Repetition: returning again and again to a scientific observation or concept, with each revisit uncovering different dimensions or posing contradictions, can draw the reader in. Sarah Kanake uses this technique in Sing Fox To Me, where the reiterated possibility of Tasmanian tigers still existing takes the reader ever farther into the contrasting characters of Clancy Fox and each of his two grandsons.
Symbol: if characters themselves symbolise humans in the ‘real world’, an extra circuit of symbolism is added when these characters reflect on how processes in the other-than-human world may symbolise aspects of the human condition, society and relationships. In Amanda Niehaus’s The Breeding Season, for example, Elise and Dan negotiate complexities of love, sex and grief partly through sharing life-cycle knowledge about other species: koalas, bonobos, mosquitofish.

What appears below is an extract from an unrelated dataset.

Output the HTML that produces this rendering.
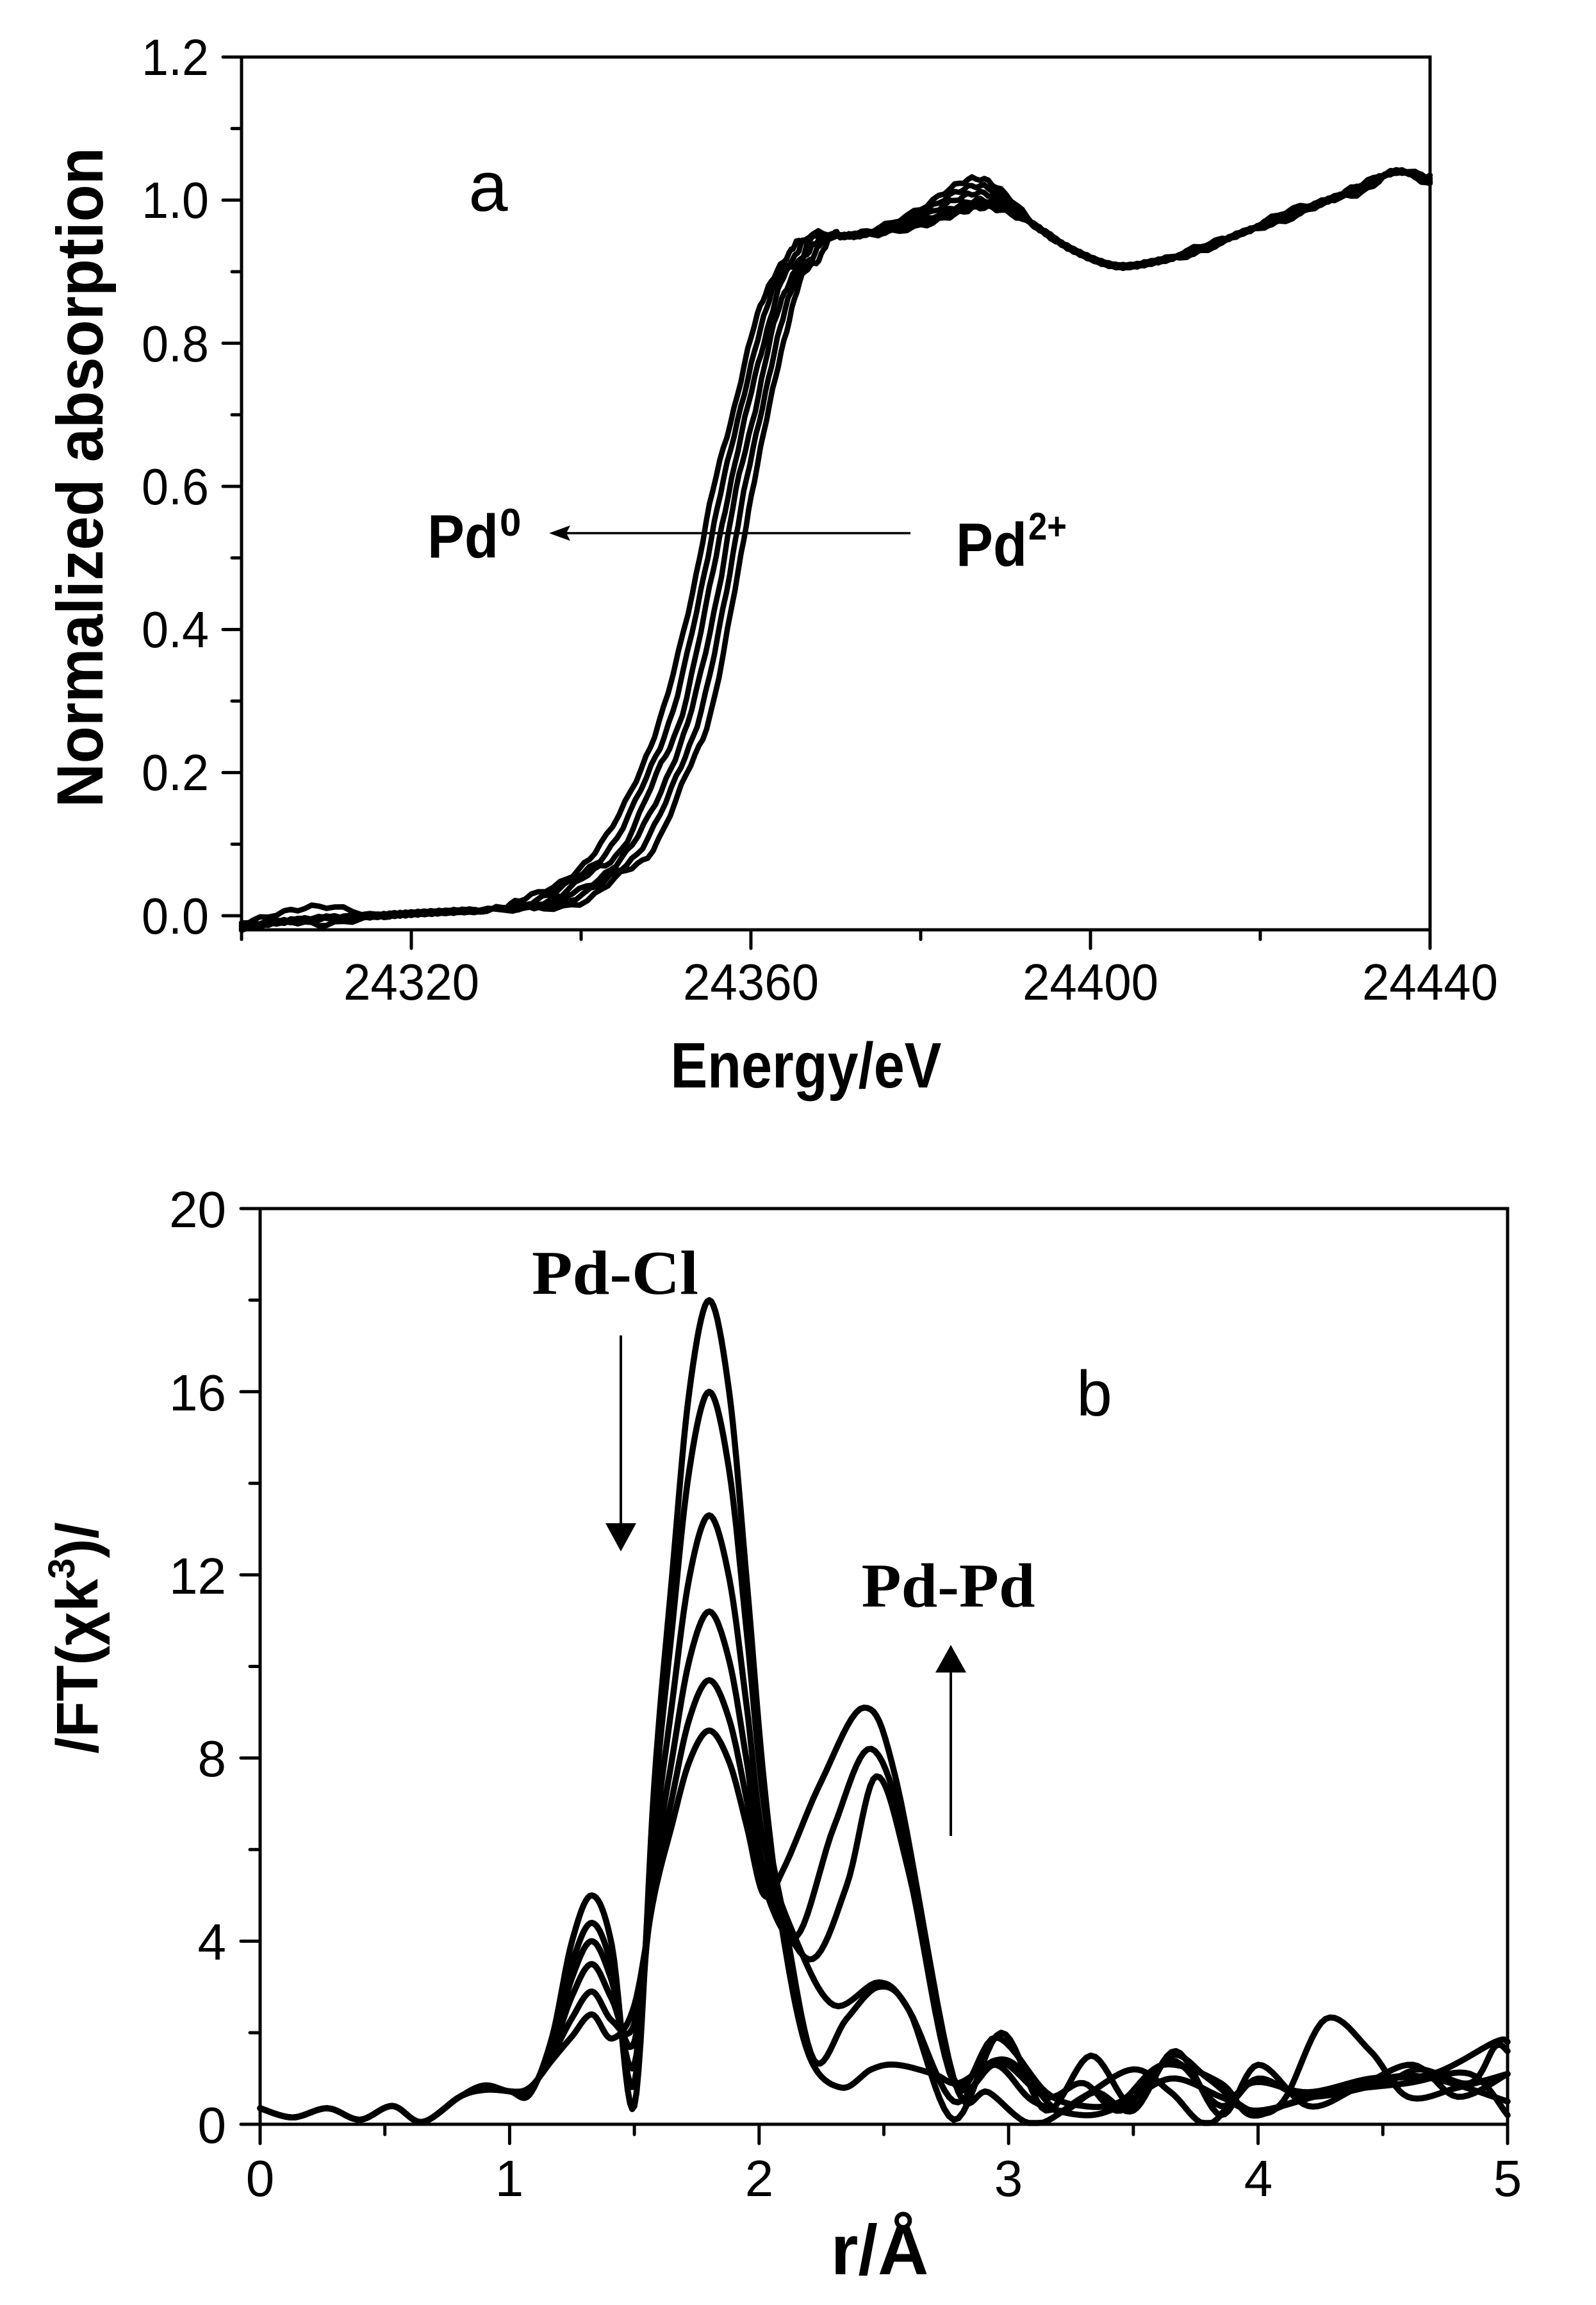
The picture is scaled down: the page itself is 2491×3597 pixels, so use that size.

Myth: blending fact and fable, enticing the reader to meet the other-than-human natural world through a powerful sense of the mythic, is a traditional storytelling technique that has produced striking recent works of literary fiction. Robbie Arnott’s The Rain Heron is often described as an eco-fable about the fragility of human relationships with the planet and with one another.
In the end, classifying writing techniques is at least as problematic as taxonomising species. But the above list provides a sample of ways that writers may inflect their prose with science, engaging readers in meaningful interaction with the natural world through information interwoven with character, action and emotion.